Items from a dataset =
* START *

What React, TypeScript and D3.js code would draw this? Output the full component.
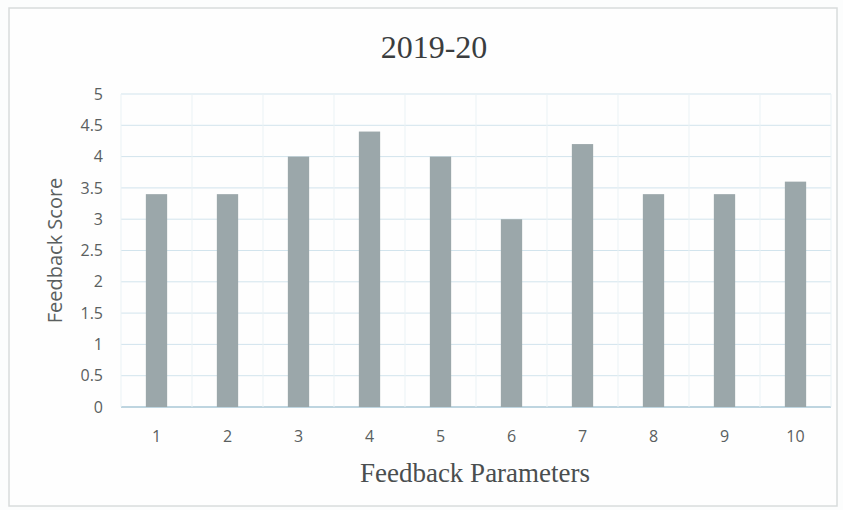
import React from "react";
import * as d3 from "d3";

const categories = ["1", "2", "3", "4", "5", "6", "7", "8", "9", "10"];
const scores = [3.4, 3.4, 4.0, 4.4, 4.0, 3.0, 4.2, 3.4, 3.4, 3.6];
const yTicks = [0, 0.5, 1, 1.5, 2, 2.5, 3, 3.5, 4, 4.5, 5];
const yTickLabels = ["0", "0.5", "1", "1.5", "2", "2.5", "3", "3.5", "4", "4.5", "5"];

const W = 843;
const H = 510;
const plot = { left: 121, right: 831, top: 94, bottom: 407 };

export default function App() {
  const x = d3.scaleBand<string>().domain(categories).range([plot.left, plot.right]).paddingInner(0.7).paddingOuter(0.35);
  const xb = d3.scaleBand<string>().domain(categories).range([plot.left, plot.right]);
  const y = d3.scaleLinear().domain([0, 5]).range([plot.bottom, plot.top]);
  const sans = "'Open Sans', 'Liberation Sans', sans-serif";
  const serif = "'Liberation Serif', 'DejaVu Serif', serif";
  return (
    <svg width={W} height={H} style={{ position: "absolute", left: 0, top: 0, background: "#fcfdfd" }}>
      <rect x={0} y={0} width={W} height={H} fill="#fcfdfd" />
      <rect x={9} y={8} width={828} height={498} fill="#fefefe" stroke="#d8dcdc" strokeWidth={1.5} />
      {yTicks.map((t) => (
        <line key={"g" + t} x1={plot.left} x2={plot.right} y1={y(t)} y2={y(t)} stroke={t === 0 ? "#a9c7d6" : "#d2e4ed"} strokeWidth={t === 0 ? 1.5 : 1} />
      ))}
      {categories.map((c) => (
        <line key={"v" + c} x1={xb(c)!} x2={xb(c)!} y1={plot.top} y2={plot.bottom} stroke="#eaf2f5" strokeWidth={1} />
      ))}
      <line x1={plot.right} x2={plot.right} y1={plot.top} y2={plot.bottom} stroke="#eaf2f5" />
      {categories.map((c, i) => (
        <rect key={"b" + c} x={x(c)!} y={y(scores[i])} width={x.bandwidth()} height={y(0) - y(scores[i])} fill="#9ba7aa" />
      ))}
      {yTicks.map((t, i) => (
        <text key={"yl" + t} x={103} y={y(t)} dy="0.35em" textAnchor="end" fontFamily={sans} fontSize={16} fill="#5a5f60">
          {yTickLabels[i]}
        </text>
      ))}
      {categories.map((c) => (
        <text key={"xl" + c} x={xb(c)! + xb.bandwidth() / 2} y={436} dy="0.35em" textAnchor="middle" fontFamily={sans} fontSize={16} fill="#5a5f60">
          {c}
        </text>
      ))}
      <text x={434} y={58} textAnchor="middle" fontFamily={serif} fontSize={32} fill="#3a3d3e">
        2019-20
      </text>
      <text transform={`translate(55,${(plot.top + plot.bottom) / 2}) rotate(-90)`} dy="0.35em" textAnchor="middle" fontFamily={sans} fontSize={20} fill="#5a5f60">
        Feedback Score
      </text>
      <text x={475} y={482} textAnchor="middle" fontFamily={serif} fontSize={27} fill="#4a4e4f">
        Feedback Parameters
      </text>
    </svg>
  );
}
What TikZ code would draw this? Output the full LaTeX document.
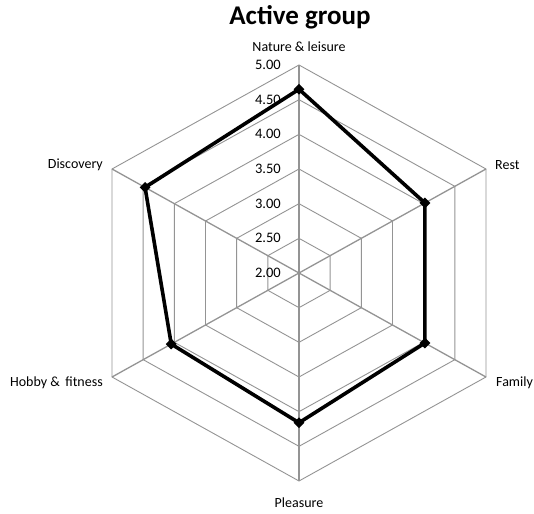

* END *

TASK STATEMENT =
Pull out all lines containing the word "draw" from the entries above.

TASK SOLUTION =
What React, TypeScript and D3.js code would draw this? Output the full component.
What TikZ code would draw this? Output the full LaTeX document.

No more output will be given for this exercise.